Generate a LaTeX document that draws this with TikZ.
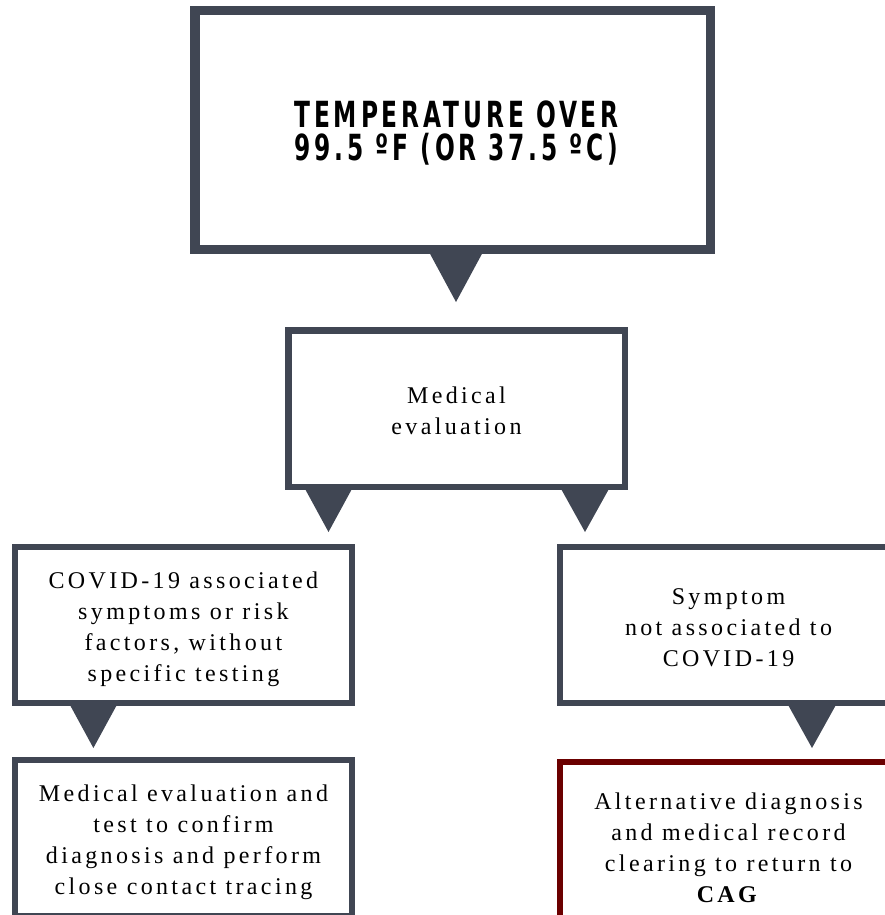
\documentclass[tikz,border=0pt]{standalone}
\usepackage{fontspec}
\setmainfont{Liberation Serif}[LetterSpace=14]
\newfontfamily\titlefont{DejaVu Sans Condensed}[LetterSpace=15]
\usetikzlibrary{calc}
\definecolor{slate}{RGB}{64,70,83}
\definecolor{wine}{RGB}{107,0,0}
\tikzset{
  box/.style={draw=slate, fill=white, line width=6pt, inner sep=0pt,
    minimum width=337pt, minimum height=156pt},
  label text/.style={inner sep=0pt, align=center, font=\fontsize{24}{31}\selectfont},
  pointer/.style={fill=slate}
}
\newcommand{\pointerfrom}[4]{% node, x offset, half width, height
  \fill[pointer] ($(#1.south)+(#2-#3,-3)$) -- ($(#1.south)+(#2+#3,-3)$) -- ($(#1.south)+(#2,#4)$) -- cycle;}
\begin{document}
\begin{tikzpicture}[x=1pt,y=-1pt]
\useasboundingbox (0,0) rectangle (885,915);
\clip (0,0) rectangle (885,915);
\fill[white] (0,0) rectangle (885,915);

\node[box, line width=9.5pt, minimum width=515.5pt, minimum height=238.5pt] (top) at (452.5,130) {};
\node[label text, font=\fontsize{36}{33}\selectfont] (topt) at ($(top.center)+(4,3.5)$)
  {\titlefont\bfseries\scalebox{0.72}[1]{TEMPERATURE OVER}\\\titlefont\bfseries\scalebox{0.72}[1]{99.5 ºF (OR 37.5 ºC)}};

\node[box, line width=6.5pt, minimum width=336.5pt, minimum height=156.5pt] (med) at (456.5,408.5) {};
\node[label text] (medt) at ($(med.center)+(0,2)$) {Medical\\evaluation};

\node[box] (sym) at (183.4,625) {};
\node[label text] (symt) at ($(sym.center)+(0,4)$) {COVID-19 associated\\symptoms or risk\\factors, without\\specific testing};
\node[box] (nsym) at (728.5,625) {};
\node[label text] (nsymt) at ($(nsym.center)+(0,3)$) {Symptom\\not associated to\\COVID-19};
\node[box] (test) at (183.5,838) {};
\node[label text] (testt) at ($(test.center)+(0,4)$) {Medical evaluation and\\test to confirm\\diagnosis and perform\\close contact tracing};
\node[box, draw=wine] (alt) at (728.5,840) {};
\node[label text] (altt) at ($(alt.center)+(0,8)$) {Alternative diagnosis\\and medical record\\clearing to return to\\\textbf{CAG}};

\pointerfrom{top}{3.5}{27.5}{48}
\pointerfrom{med}{-128}{24.5}{42}
\pointerfrom{med}{128.5}{25}{42}
\pointerfrom{sym}{-90}{24.5}{42}
\pointerfrom{nsym}{83.5}{25}{42}
\end{tikzpicture}
\end{document}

### TASK REQUIREMENTS
Please transcribe the material above exactly as written. Leave the pictures out.

### OUTPUT BELOW
Generate a LaTeX document that draws this with TikZ.
\documentclass[tikz,border=0pt]{standalone}
\usepackage{fontspec}
\setmainfont{Liberation Serif}[LetterSpace=14]
\newfontfamily\titlefont{DejaVu Sans Condensed}[LetterSpace=15]
\usetikzlibrary{calc}
\definecolor{slate}{RGB}{64,70,83}
\definecolor{wine}{RGB}{107,0,0}
\tikzset{
  box/.style={draw=slate, fill=white, line width=6pt, inner sep=0pt,
    minimum width=337pt, minimum height=156pt},
  label text/.style={inner sep=0pt, align=center, font=\fontsize{24}{31}\selectfont},
  pointer/.style={fill=slate}
}
\newcommand{\pointerfrom}[4]{% node, x offset, half width, height
  \fill[pointer] ($(#1.south)+(#2-#3,-3)$) -- ($(#1.south)+(#2+#3,-3)$) -- ($(#1.south)+(#2,#4)$) -- cycle;}
\begin{document}
\begin{tikzpicture}[x=1pt,y=-1pt]
\useasboundingbox (0,0) rectangle (885,915);
\clip (0,0) rectangle (885,915);
\fill[white] (0,0) rectangle (885,915);

\node[box, line width=9.5pt, minimum width=515.5pt, minimum height=238.5pt] (top) at (452.5,130) {};
\node[label text, font=\fontsize{36}{33}\selectfont] (topt) at ($(top.center)+(4,3.5)$)
  {\titlefont\bfseries\scalebox{0.72}[1]{TEMPERATURE OVER}\\\titlefont\bfseries\scalebox{0.72}[1]{99.5 ºF (OR 37.5 ºC)}};

\node[box, line width=6.5pt, minimum width=336.5pt, minimum height=156.5pt] (med) at (456.5,408.5) {};
\node[label text] (medt) at ($(med.center)+(0,2)$) {Medical\\evaluation};

\node[box] (sym) at (183.4,625) {};
\node[label text] (symt) at ($(sym.center)+(0,4)$) {COVID-19 associated\\symptoms or risk\\factors, without\\specific testing};
\node[box] (nsym) at (728.5,625) {};
\node[label text] (nsymt) at ($(nsym.center)+(0,3)$) {Symptom\\not associated to\\COVID-19};
\node[box] (test) at (183.5,838) {};
\node[label text] (testt) at ($(test.center)+(0,4)$) {Medical evaluation and\\test to confirm\\diagnosis and perform\\close contact tracing};
\node[box, draw=wine] (alt) at (728.5,840) {};
\node[label text] (altt) at ($(alt.center)+(0,8)$) {Alternative diagnosis\\and medical record\\clearing to return to\\\textbf{CAG}};

\pointerfrom{top}{3.5}{27.5}{48}
\pointerfrom{med}{-128}{24.5}{42}
\pointerfrom{med}{128.5}{25}{42}
\pointerfrom{sym}{-90}{24.5}{42}
\pointerfrom{nsym}{83.5}{25}{42}
\end{tikzpicture}
\end{document}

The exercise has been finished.